• **EXERCISE BRIEF**:
Take the lines from the beginning of the material through the line containing "const chart = echarts.init(document.getElementById('chart'))" and retype them exactly, leaving the pictures out.

• **MATERIAL**:
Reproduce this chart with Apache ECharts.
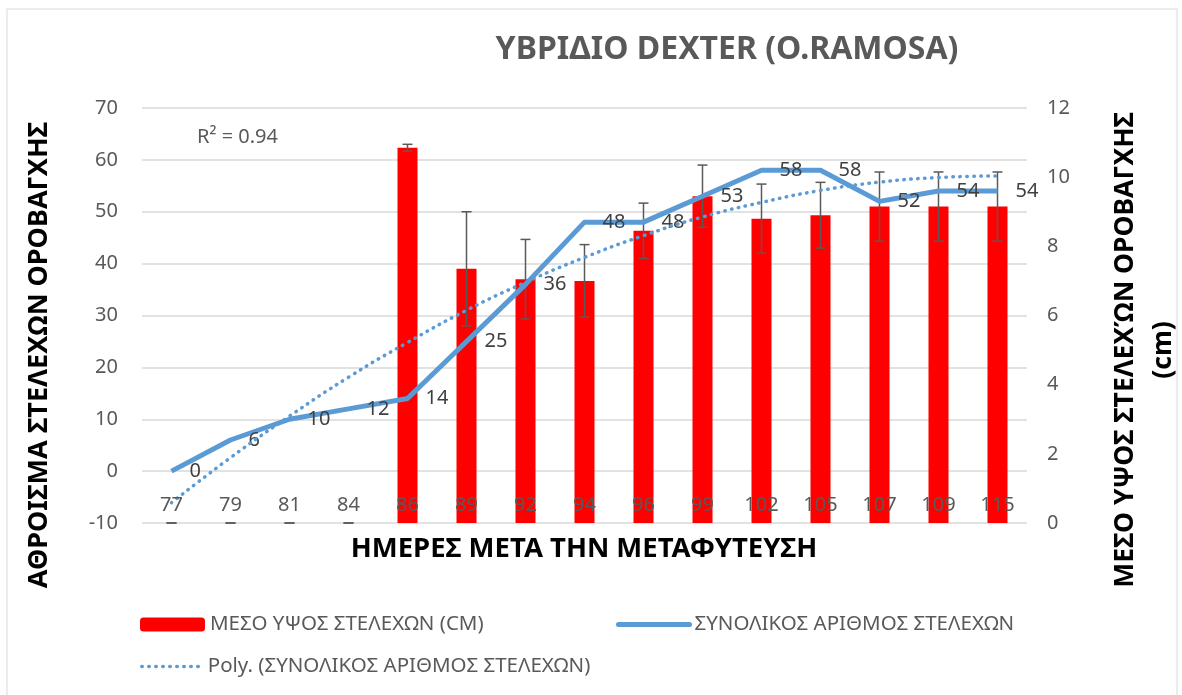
<!DOCTYPE html>
<html>
<head>
<meta charset="utf-8">
<script src="https://cdn.jsdelivr.net/npm/echarts@6/dist/echarts.min.js"></script>
<style>
  html, body { margin: 0; padding: 0; background: #fff; }
  #chart { width: 1182px; height: 695px; }
</style>
</head>
<body>
<div id="chart"></div>
<script>
const days = ['77', '79', '81', '84', '86', '89', '92', '94', '96', '99', '102', '105', '107', '109', '115']
const stemCount = [0, 6, 10, 12, 14, 25, 36, 48, 48, 53, 58, 58, 52, 54, 54]
const stemTrend = [-6.1, 2.6, 10.6, 18.1, 24.8, 31.0, 36.4, 41.2, 45.4, 49.0, 51.8, 54.1, 55.7, 56.6, 56.9]
const stemHeight = [0, 0, 0, 0, 10.85, 7.35, 7.05, 7.0, 8.45, 9.45, 8.8, 8.9, 9.15, 9.15, 9.15]
const stemHeightErr = [0, 0, 0, 0, 0.1, 1.65, 1.15, 1.05, 0.8, 0.9, 1.0, 0.95, 1.0, 1.0, 1.0]

const FONT = '"Noto Sans", sans-serif'
const GREY = '#595959'
const BLUE = '#5B9BD5'

const barName = 'ΜΕΣΟ ΥΨΟΣ ΣΤΕΛΕΧΩΝ (CM)'
const lineName = 'ΣΥΝΟΛΙΚΟΣ ΑΡΙΘΜΟΣ ΣΤΕΛΕΧΩΝ'
const trendName = 'Poly. (ΣΥΝΟΛΙΚΟΣ ΑΡΙΘΜΟΣ ΣΤΕΛΕΧΩΝ)'

const chart = echarts.init(document.getElementById('chart'))

function renderErrorBar(params, api) {
  const x = api.value(0)
  const y = api.value(1)
  const e = api.value(2)
  const hi = api.coord([x, y + e])
  const lo = api.coord([x, y - e])
  const w = 5
  const style = { stroke: GREY, lineWidth: 1.5 }
  return {
    type: 'group',
    children: [
      { type: 'line', shape: { x1: hi[0], y1: hi[1], x2: lo[0], y2: lo[1] }, style },
      { type: 'line', shape: { x1: hi[0] - w, y1: hi[1], x2: hi[0] + w, y2: hi[1] }, style },
      { type: 'line', shape: { x1: lo[0] - w, y1: lo[1], x2: lo[0] + w, y2: lo[1] }, style },
    ],
  }
}

const legendText = { color: GREY, fontSize: 20.5, fontFamily: FONT }
const dotted = [0.5, 6.5]

chart.setOption({
  animation: false,
  textStyle: { fontFamily: FONT },
  grid: { left: 142, right: 155, top: 108, bottom: 172 },
  legend: [
    { data: [barName], left: 135, top: 609, itemWidth: 65, itemHeight: 14, textStyle: legendText },
    {
      data: [lineName], left: 611, top: 609, itemWidth: 71, itemHeight: 14, textStyle: legendText,
      itemStyle: { opacity: 0 },
      lineStyle: { width: 5, cap: 'round' },
    },
    {
      data: [trendName], left: 135, top: 651, itemWidth: 61, itemHeight: 14, textStyle: legendText,
      itemStyle: { opacity: 0 },
      lineStyle: { width: 3.5, type: dotted, cap: 'round' },
    },
  ],
  xAxis: {
    type: 'category',
    data: days,
    z: 10,
    axisLine: { show: false, onZero: false },
    axisTick: { show: false },
    axisLabel: { inside: true, margin: 8, color: GREY, fontSize: 20 },
  },
  yAxis: [
    {
      type: 'value',
      min: -10,
      max: 70,
      interval: 10,
      axisLine: { show: false },
      axisTick: { show: false },
      axisLabel: { color: GREY, fontSize: 20, margin: 24 },
      splitLine: { lineStyle: { color: '#D9D9D9', width: 1.5 } },
    },
    {
      type: 'value',
      min: 0,
      max: 12,
      interval: 2,
      position: 'right',
      axisLine: { show: false },
      axisTick: { show: false },
      axisLabel: { color: GREY, fontSize: 20, margin: 20 },
      splitLine: { show: false },
    },
  ],
  series: [
    {
      name: barName,
      type: 'bar',
      yAxisIndex: 1,
      data: stemHeight,
      barWidth: 20,
      itemStyle: { color: '#FF0000' },
      z: 1,
    },
    {
      name: 'err',
      type: 'custom',
      yAxisIndex: 1,
      renderItem: renderErrorBar,
      data: stemHeight.map((v, i) => [i, v, stemHeightErr[i]]),
      z: 2,
    },
    {
      name: lineName,
      type: 'line',
      data: stemCount,
      symbol: 'circle',
      symbolSize: 0,
      showSymbol: true,
      lineStyle: { color: BLUE, width: 5 },
      itemStyle: { color: BLUE },
      label: { show: true, position: 'right', distance: 18, color: '#404040', fontSize: 20 },
      z: 3,
    },
    {
      name: trendName,
      type: 'line',
      data: stemTrend,
      smooth: true,
      symbol: 'none',
      lineStyle: { color: BLUE, width: 3.5, type: dotted, cap: 'round' },
      itemStyle: { color: BLUE },
      z: 4,
    },
  ],
  graphic: [
    {
      type: 'rect',
      shape: { x: 7, y: 9, width: 1170, height: 700 },
      style: { fill: 'none', stroke: '#D9D9D9', lineWidth: 1 },
      silent: true,
    },
    {
      type: 'text', x: 727, y: 50,
      style: { text: 'ΥΒΡΙΔΙΟ DEXTER (O.RAMOSA)', fill: GREY, font: 'bold 32px ' + FONT, textAlign: 'center', textVerticalAlign: 'middle' },
    },
    {
      type: 'text', x: 197, y: 137,
      style: { text: 'R² = 0.94', fill: GREY, font: '20px ' + FONT, textAlign: 'left', textVerticalAlign: 'middle' },
    },
    {
      type: 'text', x: 584, y: 549,
      style: { text: 'ΗΜΕΡΕΣ ΜΕΤΑ ΤΗΝ ΜΕΤΑΦΥΤΕΥΣΗ', fill: '#000', font: 'bold 27.5px ' + FONT, textAlign: 'center', textVerticalAlign: 'middle' },
    },
    {
      type: 'text', x: 39, y: 355, rotation: Math.PI / 2,
      style: { text: 'ΑΘΡΟΙΣΜΑ ΣΤΕΛΕΧΩΝ ΟΡΟΒΑΓΧΗΣ', fill: '#000', font: 'bold 27px ' + FONT, textAlign: 'center', textVerticalAlign: 'middle' },
    },
    {
      type: 'text', x: 1125, y: 350, rotation: Math.PI / 2,
      style: { text: 'ΜΕΣΟ ΥΨΟΣ ΣΤΕΛΕΧΏΝ ΟΡΟΒΑΓΧΗΣ', fill: '#000', font: 'bold 26.5px ' + FONT, textAlign: 'center', textVerticalAlign: 'middle' },
    },
    {
      type: 'text', x: 1163, y: 350, rotation: Math.PI / 2,
      style: { text: '(cm)', fill: '#000', font: 'bold 26.5px ' + FONT, textAlign: 'center', textVerticalAlign: 'middle' },
    },
  ],
})

window.addEventListener('resize', () => chart.resize())
</script>
</body>
</html>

• **WRITTEN ANSWER**:
Reproduce this chart with Apache ECharts.
<!DOCTYPE html>
<html>
<head>
<meta charset="utf-8">
<script src="https://cdn.jsdelivr.net/npm/echarts@6/dist/echarts.min.js"></script>
<style>
  html, body { margin: 0; padding: 0; background: #fff; }
  #chart { width: 1182px; height: 695px; }
</style>
</head>
<body>
<div id="chart"></div>
<script>
const days = ['77', '79', '81', '84', '86', '89', '92', '94', '96', '99', '102', '105', '107', '109', '115']
const stemCount = [0, 6, 10, 12, 14, 25, 36, 48, 48, 53, 58, 58, 52, 54, 54]
const stemTrend = [-6.1, 2.6, 10.6, 18.1, 24.8, 31.0, 36.4, 41.2, 45.4, 49.0, 51.8, 54.1, 55.7, 56.6, 56.9]
const stemHeight = [0, 0, 0, 0, 10.85, 7.35, 7.05, 7.0, 8.45, 9.45, 8.8, 8.9, 9.15, 9.15, 9.15]
const stemHeightErr = [0, 0, 0, 0, 0.1, 1.65, 1.15, 1.05, 0.8, 0.9, 1.0, 0.95, 1.0, 1.0, 1.0]

const FONT = '"Noto Sans", sans-serif'
const GREY = '#595959'
const BLUE = '#5B9BD5'

const barName = 'ΜΕΣΟ ΥΨΟΣ ΣΤΕΛΕΧΩΝ (CM)'
const lineName = 'ΣΥΝΟΛΙΚΟΣ ΑΡΙΘΜΟΣ ΣΤΕΛΕΧΩΝ'
const trendName = 'Poly. (ΣΥΝΟΛΙΚΟΣ ΑΡΙΘΜΟΣ ΣΤΕΛΕΧΩΝ)'

const chart = echarts.init(document.getElementById('chart'))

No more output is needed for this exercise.